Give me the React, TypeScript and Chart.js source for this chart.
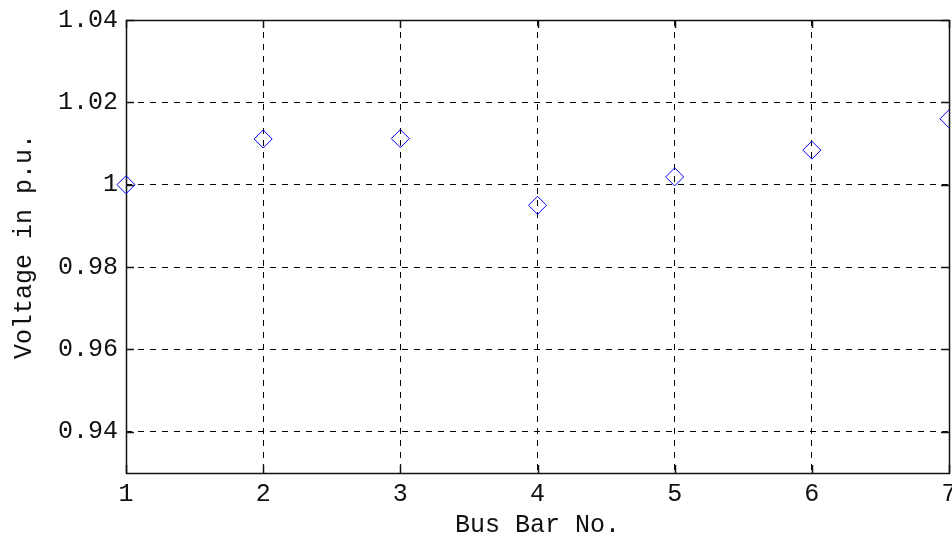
import React, { useEffect, useRef } from "react";
import { Chart, registerables } from "chart.js";

Chart.register(...registerables);

const busBars = [1, 2, 3, 4, 5, 6, 7];
const voltages = [1.0, 1.0111, 1.0112, 0.995, 1.0019, 1.0084, 1.016];
const xTicks = [1, 2, 3, 4, 5, 6, 7];
const yTicks = [0.94, 0.96, 0.98, 1.0, 1.02, 1.04];
const xTitle = "Bus Bar No.";
const yTitle = "Voltage in p.u.";

const FONT = "'Liberation Mono', 'Courier New', monospace";
const TICK_LEN = 8;
const ZERO_PAD = () => ({ left: 0, top: 0, right: 0, bottom: 0 });

const framePlugin = {
  id: "frame",
  beforeDatasetsDraw(chart: any) {
    const { ctx, chartArea, scales } = chart;
    const { left, right, top, bottom } = chartArea;
    const x = scales.x;
    const y = scales.y;
    ctx.save();
    ctx.strokeStyle = "#111";
    ctx.lineWidth = 1.5;
    ctx.setLineDash([]);
    ctx.beginPath();
    for (const v of yTicks) {
      const py = Math.round(y.getPixelForValue(v)) + 0.5;
      ctx.moveTo(left, py);
      ctx.lineTo(left + TICK_LEN, py);
      ctx.moveTo(right, py);
      ctx.lineTo(right - TICK_LEN, py);
    }
    for (const v of xTicks) {
      const px = Math.round(x.getPixelForValue(v)) + 0.5;
      ctx.moveTo(px, bottom);
      ctx.lineTo(px, bottom - TICK_LEN);
      ctx.moveTo(px, top);
      ctx.lineTo(px, top + TICK_LEN);
    }
    ctx.stroke();
    ctx.strokeRect(
      Math.round(left) + 0.5,
      Math.round(top) + 0.5,
      Math.round(right) - Math.round(left),
      Math.round(bottom) - Math.round(top)
    );
    ctx.restore();
  },
};

export default function App() {
  const ref = useRef<HTMLCanvasElement | null>(null);

  useEffect(() => {
    document.body.style.margin = "0";
    if (!ref.current) return;
    const chart = new Chart(ref.current, {
      type: "scatter",
      data: {
        datasets: [
          {
            data: busBars.map((b, i) => ({ x: b, y: voltages[i] })),
            pointStyle: "rectRot",
            pointRadius: 9,
            pointHoverRadius: 9,
            pointBorderColor: "#0000ff",
            pointBackgroundColor: "rgba(0,0,0,0)",
            pointBorderWidth: 1,
            showLine: false,
            clip: { left: 15, top: 15, right: 0, bottom: 15 } as any,
          },
        ],
      },
      options: {
        animation: false,
        responsive: false,
        events: [],
        layout: { autoPadding: false, padding: { top: 20, right: 3, left: 0, bottom: 0 } },
        plugins: {
          legend: { display: false },
          tooltip: { enabled: false },
        },
        scales: {
          x: {
            type: "linear",
            min: 1,
            max: 7,
            afterBuildTicks: (s: any) => {
              s.ticks = xTicks.map((v) => ({ value: v }));
            },
            afterFit: (s: any) => {
              s.height = 64;
              s.paddingLeft = 0;
              s.paddingRight = 0;
              s.getPadding = ZERO_PAD;
            },
            grid: {
              color: "#000",
              lineWidth: 1,
              drawTicks: false,
            },
            border: { display: false, dash: [6, 6] },
            ticks: {
              color: "#111",
              font: { family: FONT, size: 25 },
              padding: 6,
              maxRotation: 0,
              autoSkip: false,
              callback: (v: any) => String(v),
            },
            title: {
              display: true,
              text: xTitle,
              color: "#111",
              font: { family: FONT, size: 25, lineHeight: "24px" as any },
              padding: { top: 0, bottom: 0 },
            },
          },
          y: {
            type: "linear",
            min: 0.93,
            max: 1.04,
            afterBuildTicks: (s: any) => {
              s.ticks = yTicks.map((v) => ({ value: v }));
            },
            afterFit: (s: any) => {
              s.width = 126;
              s.paddingTop = 0;
              s.paddingBottom = 0;
              s.getPadding = ZERO_PAD;
            },
            grid: {
              color: "#000",
              lineWidth: 1,
              drawTicks: false,
            },
            border: { display: false, dash: [6, 6] },
            ticks: {
              color: "#111",
              font: { family: FONT, size: 25 },
              padding: 8,
              autoSkip: false,
              callback: (v: any) => String(parseFloat(Number(v).toFixed(2))),
            },
            title: {
              display: true,
              text: yTitle,
              color: "#111",
              font: { family: FONT, size: 25, lineHeight: "24px" as any },
              padding: { top: 12, bottom: 0 },
            },
          },
        },
      },
      plugins: [framePlugin],
    });
    return () => chart.destroy();
  }, []);

  return (
    <div style={{ width: 952, height: 537 }}>
      <canvas ref={ref} width={952} height={537} style={{ display: "block" }} />
    </div>
  );
}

The problem – Up to and including the line containing "const ref = useRef<HTMLCanvasElement", repeat every line from the start of the data, but none of the pictures.

The answer –
Give me the React, TypeScript and Chart.js source for this chart.
import React, { useEffect, useRef } from "react";
import { Chart, registerables } from "chart.js";

Chart.register(...registerables);

const busBars = [1, 2, 3, 4, 5, 6, 7];
const voltages = [1.0, 1.0111, 1.0112, 0.995, 1.0019, 1.0084, 1.016];
const xTicks = [1, 2, 3, 4, 5, 6, 7];
const yTicks = [0.94, 0.96, 0.98, 1.0, 1.02, 1.04];
const xTitle = "Bus Bar No.";
const yTitle = "Voltage in p.u.";

const FONT = "'Liberation Mono', 'Courier New', monospace";
const TICK_LEN = 8;
const ZERO_PAD = () => ({ left: 0, top: 0, right: 0, bottom: 0 });

const framePlugin = {
  id: "frame",
  beforeDatasetsDraw(chart: any) {
    const { ctx, chartArea, scales } = chart;
    const { left, right, top, bottom } = chartArea;
    const x = scales.x;
    const y = scales.y;
    ctx.save();
    ctx.strokeStyle = "#111";
    ctx.lineWidth = 1.5;
    ctx.setLineDash([]);
    ctx.beginPath();
    for (const v of yTicks) {
      const py = Math.round(y.getPixelForValue(v)) + 0.5;
      ctx.moveTo(left, py);
      ctx.lineTo(left + TICK_LEN, py);
      ctx.moveTo(right, py);
      ctx.lineTo(right - TICK_LEN, py);
    }
    for (const v of xTicks) {
      const px = Math.round(x.getPixelForValue(v)) + 0.5;
      ctx.moveTo(px, bottom);
      ctx.lineTo(px, bottom - TICK_LEN);
      ctx.moveTo(px, top);
      ctx.lineTo(px, top + TICK_LEN);
    }
    ctx.stroke();
    ctx.strokeRect(
      Math.round(left) + 0.5,
      Math.round(top) + 0.5,
      Math.round(right) - Math.round(left),
      Math.round(bottom) - Math.round(top)
    );
    ctx.restore();
  },
};

export default function App() {
  const ref = useRef<HTMLCanvasElement | null>(null);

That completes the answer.